Seven works of art failed to sell at all and several sold for less than their pre-auction estimates.

Detail from the 1865 oil that was the high seller, going for $672,500, including fees. Seven works did not sell, and 17 have yet to be offered.
Detail from the 1865 oil that was the high seller, going for $672,500, including fees. Seven works did not sell, and 17 have yet to be offered.Read moreLa Salle Univ. Art Museum via AP

In a series of three auctions conducted Wednesday and Thursday by Christie's in New York, 22 artworks formerly belonging to the La Salle University Art Museum were sold for a total of $2.4 million, a shade above the low estimate put on the works by Christie's.

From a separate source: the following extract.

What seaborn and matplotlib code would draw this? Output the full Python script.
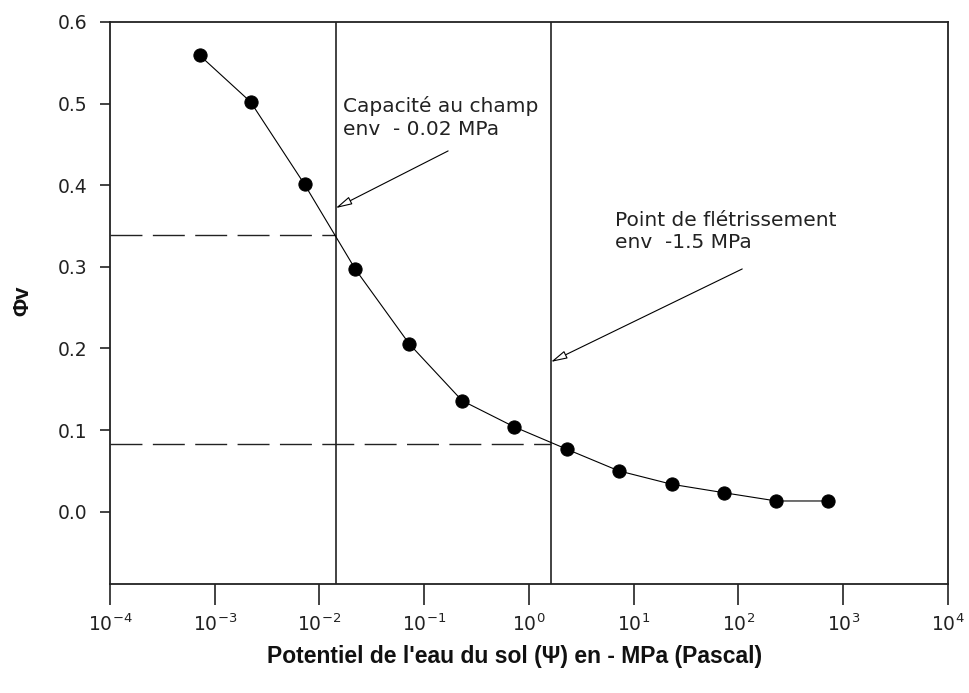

The sales prices include Christie's fees, however, with actual sales prices sometimes far lower.

Seven works failed to sell at all.

Christie's did not immediately respond to inquiries about the identity of the buyers.

The work that fetched the highest amount was Jean‐Auguste‐Dominique Ingres' 1865 oil, Virgil Reading the Aeneid Before Augustus, which sold for $672,500, including the Christie's fees. The hammer price was reportedly $550,000 — well below the $600,000 pre-auction low estimate.

In December, La Salle's administration and board of trustees approved the de-accessioning of 46 works of art from the museum collection. The works were removed from museum walls, where most of them were hanging, and shipped off to New York amid much disgruntlement among La Salle students, faculty, and alumni.

The negative feelings stirred up by the sales, which administrators have insisted will bolster teaching and capital projects central to the school's strategic plan, continue to disturb the campus.

Student Paul Fitzpatrick, cofounder of the Friends of the La Salle Art Museum, which opposes the auctions, said his group was not so much resigned to losing the art as feeling powerless and frustrated.

"Rather than working with their community, consulting them, or treating them as peers, the university has acted unilaterally to make what is both an unethical decision and a bad business move," Fitzpatrick wrote in an email. "Speaking for the Friends of the La Salle Art Museum, we have tried to channel the community's frustrations and real concerns in a way that is productive and constructive. However, the administration chose instead to stonewall itself from the community."

La Salle officials did not immediately respond to requests for comment.

Cornelia Tsakiridou, professor of philosophy at La Salle, said the controversy over the sale may have awakened the school's faculty.

She cited a now-active and growing chapter of the American Association of University Professors as evidence.

"I think this is the result of the art sale and the administration's lack of consultation with the faculty in this and other decisions," Tsakiridou said. "There is also concern that faculty are increasingly sidelined in decisions that affect pedagogy, mission, and free speech."

There is no firm word on the fate of future art sales. Christie's has yet to schedule auctions for the remaining 17 works it holds.